#### DATA SECTION

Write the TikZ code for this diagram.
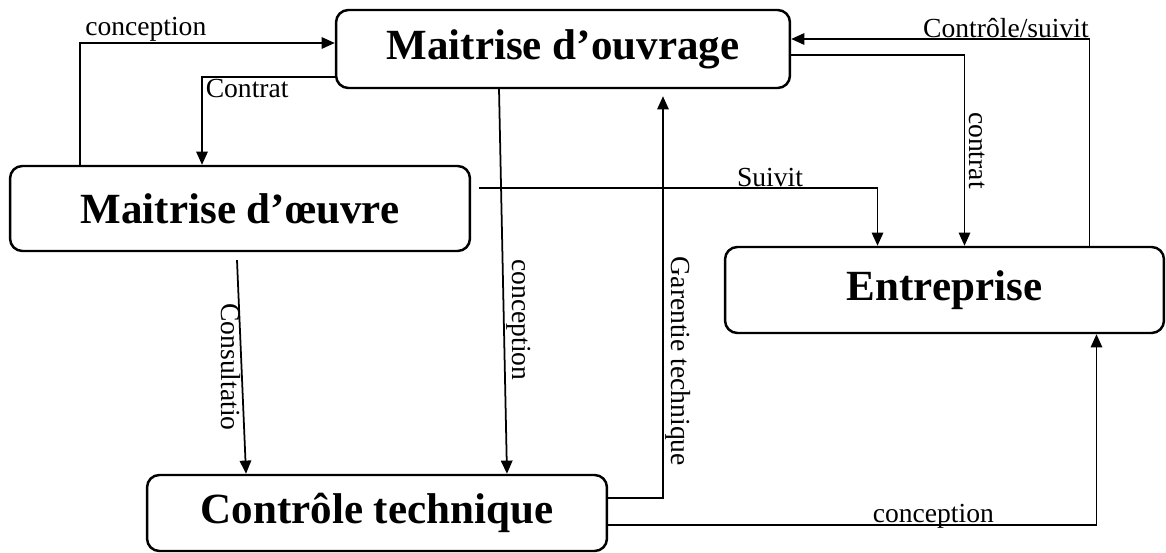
\documentclass[tikz,border=0pt]{standalone}
\usepackage{fontspec}
\setmainfont{Liberation Serif}
\usetikzlibrary{arrows.meta,calc}
\begin{document}
\begin{tikzpicture}[x=0.02cm,y=-0.02cm,
  box/.style={draw,line width=1.4pt,rounded corners=7pt,font=\fontsize{24.5}{28}\selectfont\bfseries,inner sep=0pt},
  arr/.style={line width=1pt,-{Triangle[length=7.5pt,width=6.5pt]}},
  lbl/.style={font=\fontsize{15.7}{18}\selectfont,inner sep=1pt}]
\useasboundingbox (0,0) rectangle (1166,553);
% boxes
\node[box,minimum width=9.08cm,minimum height=1.56cm] (MO) at (563,49) {Maitrise d’ouvrage};
\node[box,minimum width=9.2cm,minimum height=1.7cm] (MOE) at (240,208.5) {Maitrise d’œuvre};
\node[box,minimum width=8.78cm,minimum height=1.72cm] (ENT) at (944.5,290) {Entreprise};
\node[box,minimum width=9.2cm,minimum height=1.52cm] (CT) at (377,513) {Contrôle technique};
% connectors
\draw[arr] ([xshift=-3.2cm]MOE.north) |- ([yshift=0.12cm]MO.west)
  node[lbl,pos=0.629,anchor=base,yshift=4.5pt] {conception};
\draw[arr] ([yshift=-0.56cm]MO.west) -| ([xshift=-0.76cm]MOE.north)
  node[lbl,pos=0.33,anchor=north] {Contrat};
\draw[arr] ([xshift=-1.28cm]MO.south) -- ([xshift=2.6cm]CT.north)
  node[lbl,pos=0.6,anchor=south,rotate=-90] {conception};
\draw[arr] ([yshift=0.3cm]CT.east) -| ([xshift=2cm,yshift=-0.14cm]MO.south)
  node[lbl,pos=0.67,anchor=south,rotate=-90] {Garentie technique};
\draw[arr] ([yshift=-0.12cm]MO.east) -| ([xshift=0.4cm]ENT.north)
  node[lbl,pos=0.75,anchor=south,rotate=-90,inner sep=2pt] {contrat};
\draw[arr] ([xshift=2.9cm]ENT.north) |- ([yshift=0.2cm]MO.east)
  node[lbl,pos=0.64,anchor=base,yshift=1pt] {Contrôle/suivit};
\draw[arr] ([xshift=0.16cm,yshift=0.41cm]MOE.east) -| ([xshift=-1.34cm]ENT.north)
  node[lbl,pos=0.365,anchor=base,yshift=1pt] {Suivit};
\draw[arr] ([xshift=-0.06cm,yshift=-0.16cm]MOE.south) -- ([xshift=-2.62cm]CT.north)
  node[lbl,pos=0.5,anchor=north,rotate=-90,inner sep=0pt] {Consultatio};
\draw[arr] ([yshift=-0.24cm]CT.east) -| ([xshift=3.04cm]ENT.south)
  node[lbl,pos=0.333,anchor=base,yshift=1.5pt] {conception};
\end{tikzpicture}
\end{document}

########

(TO BE DONE): All of the material above should be reproduced exactly, except the pictures.

(WRITTEN RESPONSE):
Write the TikZ code for this diagram.
\documentclass[tikz,border=0pt]{standalone}
\usepackage{fontspec}
\setmainfont{Liberation Serif}
\usetikzlibrary{arrows.meta,calc}
\begin{document}
\begin{tikzpicture}[x=0.02cm,y=-0.02cm,
  box/.style={draw,line width=1.4pt,rounded corners=7pt,font=\fontsize{24.5}{28}\selectfont\bfseries,inner sep=0pt},
  arr/.style={line width=1pt,-{Triangle[length=7.5pt,width=6.5pt]}},
  lbl/.style={font=\fontsize{15.7}{18}\selectfont,inner sep=1pt}]
\useasboundingbox (0,0) rectangle (1166,553);
% boxes
\node[box,minimum width=9.08cm,minimum height=1.56cm] (MO) at (563,49) {Maitrise d’ouvrage};
\node[box,minimum width=9.2cm,minimum height=1.7cm] (MOE) at (240,208.5) {Maitrise d’œuvre};
\node[box,minimum width=8.78cm,minimum height=1.72cm] (ENT) at (944.5,290) {Entreprise};
\node[box,minimum width=9.2cm,minimum height=1.52cm] (CT) at (377,513) {Contrôle technique};
% connectors
\draw[arr] ([xshift=-3.2cm]MOE.north) |- ([yshift=0.12cm]MO.west)
  node[lbl,pos=0.629,anchor=base,yshift=4.5pt] {conception};
\draw[arr] ([yshift=-0.56cm]MO.west) -| ([xshift=-0.76cm]MOE.north)
  node[lbl,pos=0.33,anchor=north] {Contrat};
\draw[arr] ([xshift=-1.28cm]MO.south) -- ([xshift=2.6cm]CT.north)
  node[lbl,pos=0.6,anchor=south,rotate=-90] {conception};
\draw[arr] ([yshift=0.3cm]CT.east) -| ([xshift=2cm,yshift=-0.14cm]MO.south)
  node[lbl,pos=0.67,anchor=south,rotate=-90] {Garentie technique};
\draw[arr] ([yshift=-0.12cm]MO.east) -| ([xshift=0.4cm]ENT.north)
  node[lbl,pos=0.75,anchor=south,rotate=-90,inner sep=2pt] {contrat};
\draw[arr] ([xshift=2.9cm]ENT.north) |- ([yshift=0.2cm]MO.east)
  node[lbl,pos=0.64,anchor=base,yshift=1pt] {Contrôle/suivit};
\draw[arr] ([xshift=0.16cm,yshift=0.41cm]MOE.east) -| ([xshift=-1.34cm]ENT.north)
  node[lbl,pos=0.365,anchor=base,yshift=1pt] {Suivit};
\draw[arr] ([xshift=-0.06cm,yshift=-0.16cm]MOE.south) -- ([xshift=-2.62cm]CT.north)
  node[lbl,pos=0.5,anchor=north,rotate=-90,inner sep=0pt] {Consultatio};
\draw[arr] ([yshift=-0.24cm]CT.east) -| ([xshift=3.04cm]ENT.south)
  node[lbl,pos=0.333,anchor=base,yshift=1.5pt] {conception};
\end{tikzpicture}
\end{document}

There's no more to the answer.